Local performance artist Jennifer Hoyt Tidwell will contribute a work titled “Please Move Along, Nothing to See Here.” Four performers atop a pedestal will recreate Charlottesville’s statues of Robert E. Lee and George Rogers Clark in an animatronic-style human tableaux with songs and dialogue.

“This short performance will take place every half-hour at both [festival] locations and promises to be entertaining and absurd, and ultimately raw and personal,” says Tidwell. “I am interested in the juxtaposition of women of color portraying colonizing war ‘heroes.’ I think this is going to be an effective device to allow the audience to have a more visceral understanding of what is hidden or invisible in our community—from the geologic features to the erasure of documentation related to enslaved people at UVA and Native Americans here, to the misrepresentation of history solidified in the statues.”

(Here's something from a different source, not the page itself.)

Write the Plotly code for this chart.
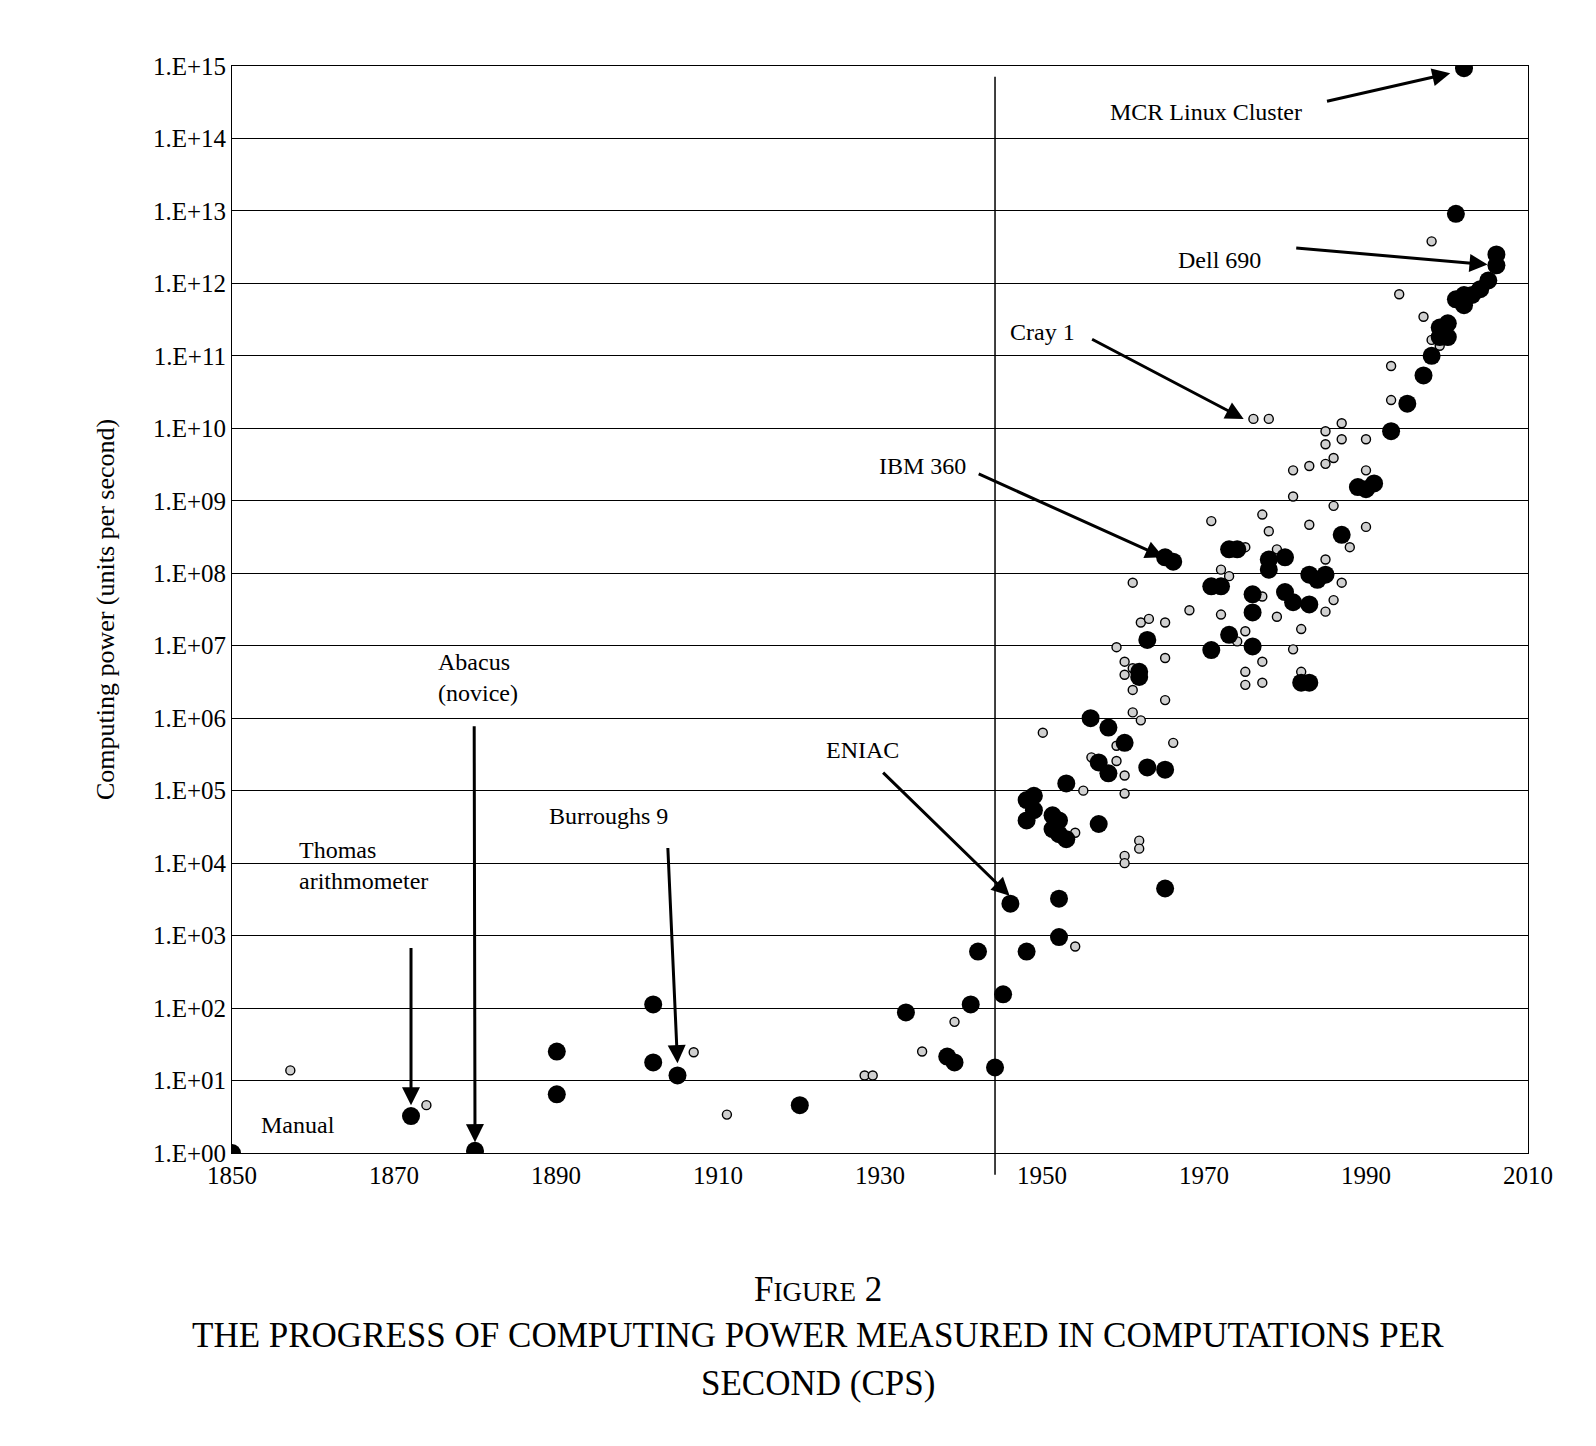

National artist Pedro Lasch, a professor at Duke University, applied both a conceptual and literal interpretation of the theme of matter. His April 1 performance at the Main Street Arena was the last public event held there before the building’s scheduled demolition. “Fire and Ice” recontextualized fire from tiki-torch invasion to positive force.

“Early on,” he says, “I knew I wanted to do something related to the tension and tragic incident of last fall but I did not want to be heavy-handed about it.” Before he came to Charlottesville, he considered a project involving fire and ice and knew he wanted to honor the life of Heather Heyer. When he arrived, he ambled down the pedestrian mall at night, and the arched windows of the Main Street Arena revealed figure skaters spinning on the ice and the idea sparked.

The final act for the installation included hundreds of votive candles placed in the center of the rink with an invitation to the public to skate around them. “It’s celebratory for both Heather Heyer and the building,” says Lasch.